Lula vive um drama em São Paulo, onde fez uma aposta de alto risco na disputa pela prefeitura paulistana: atropelou seu partido, escolheu candidato e vice de outros (Psol e MDB), driblou a oposição dentro do PT e do governo e impôs o retorno da ex-prefeita Marta Suplicy ao mosaico petista. Nada de novo no método. Lula costuma dizer que não manda no PT, e o partido tem o hábito de falar em independência, mas a cúpula só faz o que ele deseja — ou manda.
A novidade é sua cartada única e valiosa nessa temporada eleitoral. Pela primeira vez, desde a fundação do PT, há 44 anos, Lula resolveu só fazer campanha para um candidato, Guilherme Boulos, e na cidade onde vivem 9,3 milhões de eleitores, quase o dobro em comparação ao segundo maior colégio eleitoral do país, o Rio de Janeiro.
Para Lula, pouco importa o desempenho do PT nessa temporada eleitoral — a tendência desenhada nas pesquisas não recomenda otimismo. Sua aposta em São Paulo é central e vai além da questão municipal. É a chave que escolheu para formatar a campanha presidencial de 2026.
A vitória paulistana seria dele, claro. Sairia das urnas com força renovada para, em novembro, começar a montar o caleidoscópio de alianças que projeta nas campanhas à Presidência e pelo controle do Senado, onde a renovação será de dois terços (54 vagas). Na Câmara, a gravidade e o Orçamento mais transparente proporcionariam, em tese, margem para negociar votos numa base relativamente mais estável do que a atual.
A derrota seria de Boulos e de Marta Suplicy, por óbvio. Mas, nessa hipótese, a vida de Lula ficaria complicada para a disputa em 2026, que, possivelmente, seria sua última aventura eleitoral — em 2030 terá 85 anos de idade.
Por isso, a preocupação no Palácio do Planalto com os resultados de Boulos na mais recente pesquisa Quaest/TV Globo.
Ele continua estável, no patamar de 21%, empatado com os candidatos Pablo Marçal (PRTB), com 23%, e o prefeito Ricardo Nunes (MDB), com 24%.
Os problemas transparecem nos detalhes da sondagem divulgada nesta quarta-feira, 11. Alguns exemplos:
* Boulos está em declínio entre mulheres. Duas semanas atrás era líder nessa maioria do eleitorado. Perdeu a posição para o prefeito Nunes, que passou à frente, com 5 pontos percentuais (foi de 18% para 25%);
* Perde no eleitorado mais pobre, com renda domiciliar de até três salários-mínimos. Tinha a preferência nesse segmento, mas em três semanas o prefeito cresceu 9 pontos (subiu de 16% para 25%). Boulos recuou (de 20% para 17%) e, agora, disputa a segunda posição com Marçal (passou de 15% para 18%);
* Caiu também entre os mais ricos, com renda familiar superior a sete salários (foi de 28% para 24%). Marçal passou à frente (foi de 21% para 25%);
* Em uma quinzena, Boulos perdeu 8 pontos percentuais (queda de 27% para 19%) na parcela mais jovem do eleitorado paulistano, de 16 a 34 anos de idade.

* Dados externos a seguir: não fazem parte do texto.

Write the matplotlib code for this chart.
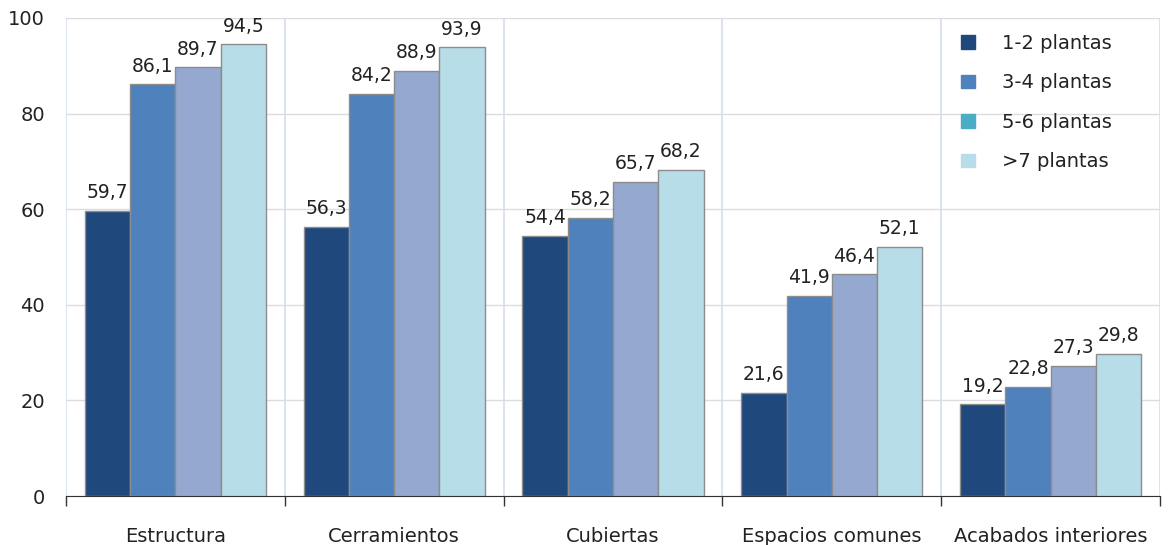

É evidente que ele e Lula estão com problemas no eleitorado de São Paulo.
Aparentemente, ainda há resistência no PT ao engajamento na campanha de Boulos. Dias atrás, em comício, Lula achou necessário dizer aos petistas: “A gente não tem que tratar o Boulos como se ele fosse um candidato do PSOL. O Boulos é o candidato do PT.” Acrescentou: “A gente não está apoiando o Boulos por favor. É porque a gente precisa governar São Paulo.”
Faltam três semanas para a seleção de candidatos ao segundo turno. Há tempo para recuperação, mas, por enquanto, sobra apreensão no governo com os riscos da aposta de Lula em São Paulo.